For Conventional Ethanol, It’s Time to Take off the Training Wheels

September 7, 2018

Remember the thrill of riding a bike for the first time – the moment your training wheels were removed and you pushed off on your own? Sure, it was scary to think you might lose your balance, but you were ready. You’d outgrown the training wheels. It was time to ride alone.

The ethanol industry has matured enough to ride alongside the big kids in fuel production. It’s time to remove the training wheels. Corn ethanol doesn’t need a mandate to remain competitive.

Ethanol is the most abundant and affordable source of octane on the market today. Demand for ethanol is tied to octane, which is an important component of our fuel. More than 95 percent of gasoline sold today contains ethanol, and on its own, it accounts for about 10 percent of the gasoline supply. Mandates aside, a valuable market for corn ethanol exists, and eliminating the conventional ethanol mandate within the Renewable Fuel Standard (RFS) won’t change that.

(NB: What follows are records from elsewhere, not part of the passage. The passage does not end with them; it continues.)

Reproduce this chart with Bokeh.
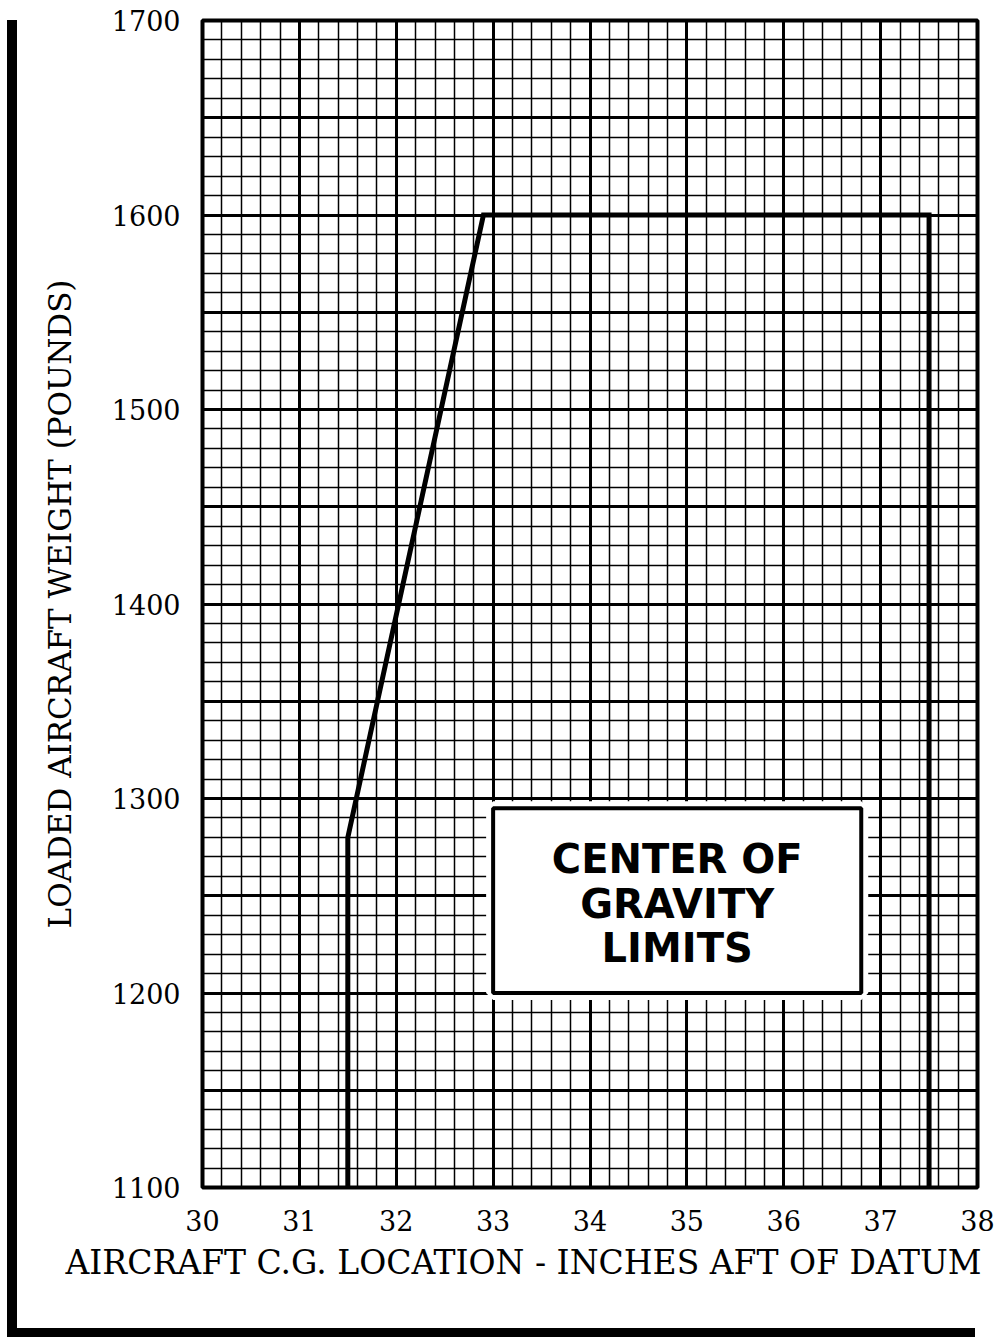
from bokeh.plotting import figure
from bokeh.models import SingleIntervalTicker, FixedTicker, Title, Range1d, ColumnDataSource
from bokeh.core.properties import value
from bokeh.embed import file_html
from bokeh.resources import INLINE

# ---- data ----
cg_location = [31.5, 31.5, 32.9, 37.5, 37.5]
loaded_weight = [1100, 1280, 1600, 1600, 1100]
x_ticks = [30, 31, 32, 33, 34, 35, 36, 37, 38]
y_ticks = [1100, 1200, 1300, 1400, 1500, 1600, 1700]
box_left = [33.0]
box_right = [36.8]
box_bottom = [1200]
box_top = [1295]
label_lines = ["CENTER OF", "GRAVITY", "LIMITS"]
label_x = [34.9, 34.9, 34.9]
label_y = [1269, 1246, 1223]

SERIF = "DejaVu Serif"

p = figure(width=995, height=1337,
           x_range=Range1d(30, 38), y_range=Range1d(1100, 1700),
           output_backend="svg", toolbar_location=None,
           min_border_left=202, min_border_right=18,
           min_border_top=20, min_border_bottom=150)
p.background_fill_color = "white"
p.border_fill_color = None
p.outline_line_color = "black"
p.outline_line_width = 4

# page frame drawn behind the canvas: thick left bar and bottom bar
p.styles = {
    "background-color": "white",
    "background-image": "linear-gradient(black, black), linear-gradient(black, black)",
    "background-size": "10px 1317px, 968px 9px",
    "background-position": "7px 20px, 7px 1328px",
    "background-repeat": "no-repeat",
}

# grid
p.xgrid.ticker = SingleIntervalTicker(interval=1, num_minor_ticks=5)
p.ygrid.ticker = SingleIntervalTicker(interval=50, num_minor_ticks=5)
for g in (p.xgrid, p.ygrid):
    g.grid_line_color = "black"
    g.grid_line_width = 3
    g.grid_line_alpha = 1
    g.minor_grid_line_color = "black"
    g.minor_grid_line_width = 1.5
    g.minor_grid_line_alpha = 1

# axes
p.xaxis.ticker = FixedTicker(ticks=x_ticks)
p.yaxis.ticker = FixedTicker(ticks=y_ticks)
for ax in (p.xaxis, p.yaxis):
    ax.axis_line_color = None
    ax.major_tick_out = 0
    ax.major_tick_in = 0
    ax.minor_tick_out = 0
    ax.minor_tick_in = 0
    ax.major_label_text_font = SERIF
    ax.major_label_text_font_size = "27px"
    ax.major_label_text_color = "black"
p.xaxis.major_label_standoff = 22
p.yaxis.major_label_standoff = 22

p.yaxis.axis_label = "LOADED AIRCRAFT WEIGHT (POUNDS)"
p.yaxis.axis_label_text_font = SERIF
p.yaxis.axis_label_text_font_size = "31px"
p.yaxis.axis_label_text_font_style = "normal"
p.yaxis.axis_label_text_color = "black"
p.yaxis.axis_label_standoff = 31

p.add_layout(Title(text="AIRCRAFT C.G. LOCATION - INCHES AFT OF DATUM",
                   align="left", offset=-137, standoff=15,
                   text_font=SERIF, text_font_size="33px",
                   text_font_style="normal", text_color="black"), "below")

# envelope
p.line(cg_location, loaded_weight, line_color="black", line_width=5, line_join="miter")

# label box
src = ColumnDataSource(dict(left=box_left, right=box_right, bottom=box_bottom, top=box_top))
p.quad(left="left", right="right", bottom="bottom", top="top", source=src,
       fill_color="white", line_color="white", line_width=14)
p.quad(left="left", right="right", bottom="bottom", top="top", source=src,
       fill_color=None, line_color="black", line_width=4)
p.text(x=label_x, y=label_y, text=label_lines,
       text_font=value("DejaVu Sans"), text_font_style="bold",
       text_font_size="40px", text_align="center", text_baseline="middle",
       text_color="black")

open("out.html", "w").write(file_html(p, INLINE))
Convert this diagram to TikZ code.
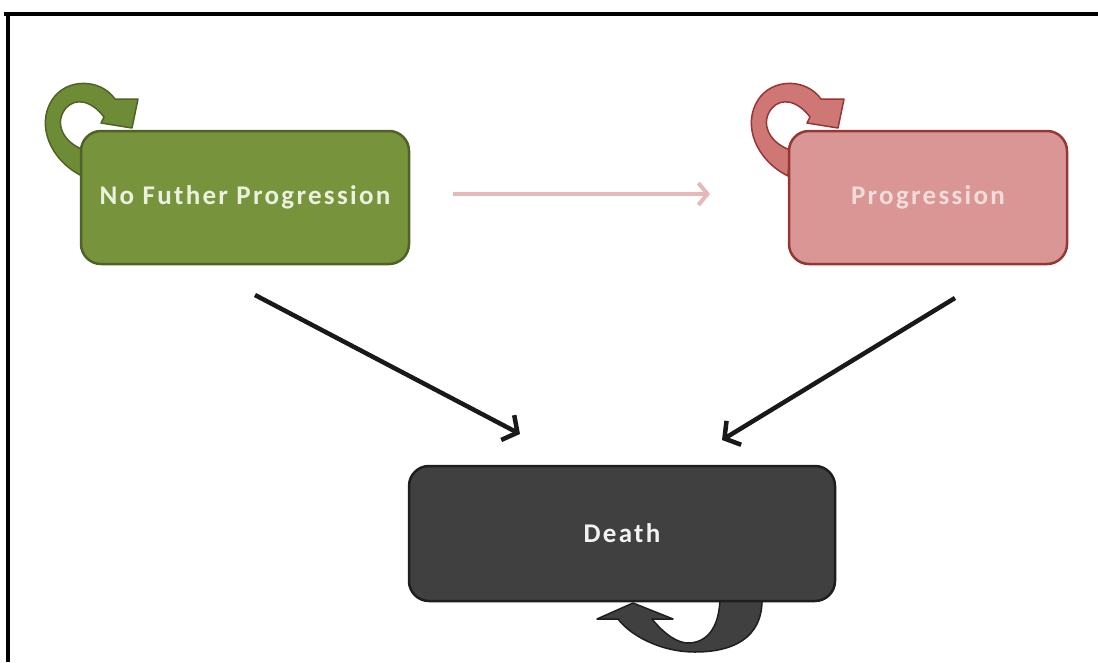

Ethanol cronies complain that the Environmental Protection Agency (EPA) has been relaxing compliance obligations and destroying the demand for their product – but this isn’t true! Adjustments to the RFS haven’t impacted the purchase of conventional ethanol because consumer demand drives current ethanol sales. Through May, the U.S. is blending just as much ethanol this year as we did last year (in fact, a bit more!), and there have even been years in which the U.S. blended more conventional ethanol than required by law. Consumer demand and actual blending is not driven by the flawed Renewable Identification Number (RIN) system that has complicated compliance and proven ineffective at regulating an artificial market.

Ethanol is competitive and in high demand as a fuel octane booster. Its mandate is obsolete. The ethanol industry is mature and can thrive in the transportation fuel market. Remove the training wheels. Repeal the mandate.